AI Fixer Workshop scene with four mini PCs in an isolated agent colony cage

That is the experiment I want to run.

Not because I need four more computers. I do not.

The interesting part is not the hardware. The interesting part is the behaviour between the machines.

The boring test is not enough

It is easy to prove that four mini PCs can run agents.

Install Linux. Install an agent framework. Give each node an API key or local model route. Connect them with a shared folder or message bus. Watch them plan, write files, critique each other and produce a report.

That would make a nice screenshot.

It would not prove much.

A fixed multi-agent workflow can be useful, but it is not automatically emergence. If I hard-code one node as the planner, one as the builder, one as the critic and one as the archivist, then I may only prove that I designed a reasonable workflow.

That is not the question.

The question is whether useful structure appears that I did not fully script.

Can one agent notice that it is better at criticism and move into that role? Can another start preserving useful findings without being told every time? Can they invent a cleaner coordination protocol? Can they build a small tool that improves the next cycle? Can they reduce repeated mistakes? Can they become less wasteful, less vague, more artifact-driven?

That is the line between a staged demo and an experiment.

What I mean by emergence

I do not mean magic.

I do not mean a machine waking up on the bench.

I mean ordinary systems emergence: behaviour at the group level that is not obvious from one component alone.
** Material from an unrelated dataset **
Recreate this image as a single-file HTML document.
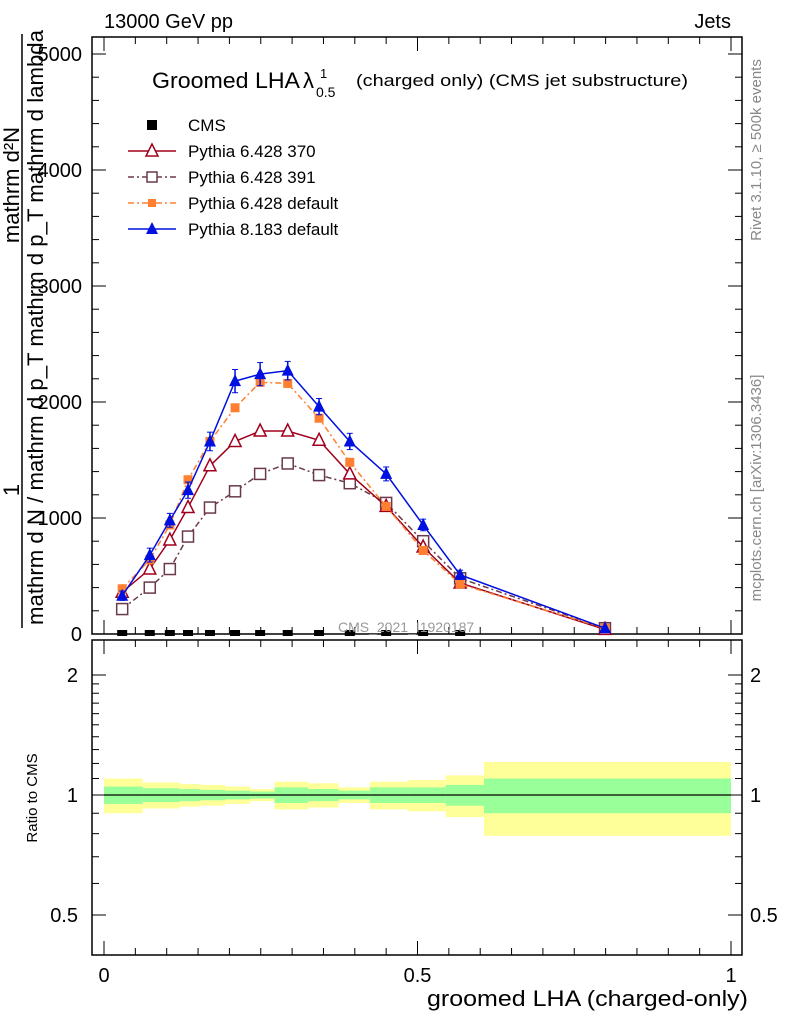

In this experiment, useful emergence would look like this:

the agents develop a division of labour that was not fully assigned
they challenge each other’s weak plans before wasting a run
they create a shared checklist because previous failures made it necessary
they discover that one communication pattern beats another
they build small helper tools and reuse them
they keep a better ledger after learning that bad records hurt the next cycle
they ask for a missing capability with a reason instead of trying to bypass a rule
they produce fewer claims and more working artifacts over time

That last point matters.

AI systems are very good at sounding like they have improved. They can narrate growth, alignment, self-reflection and lessons learned all day. I am not interested in the speech.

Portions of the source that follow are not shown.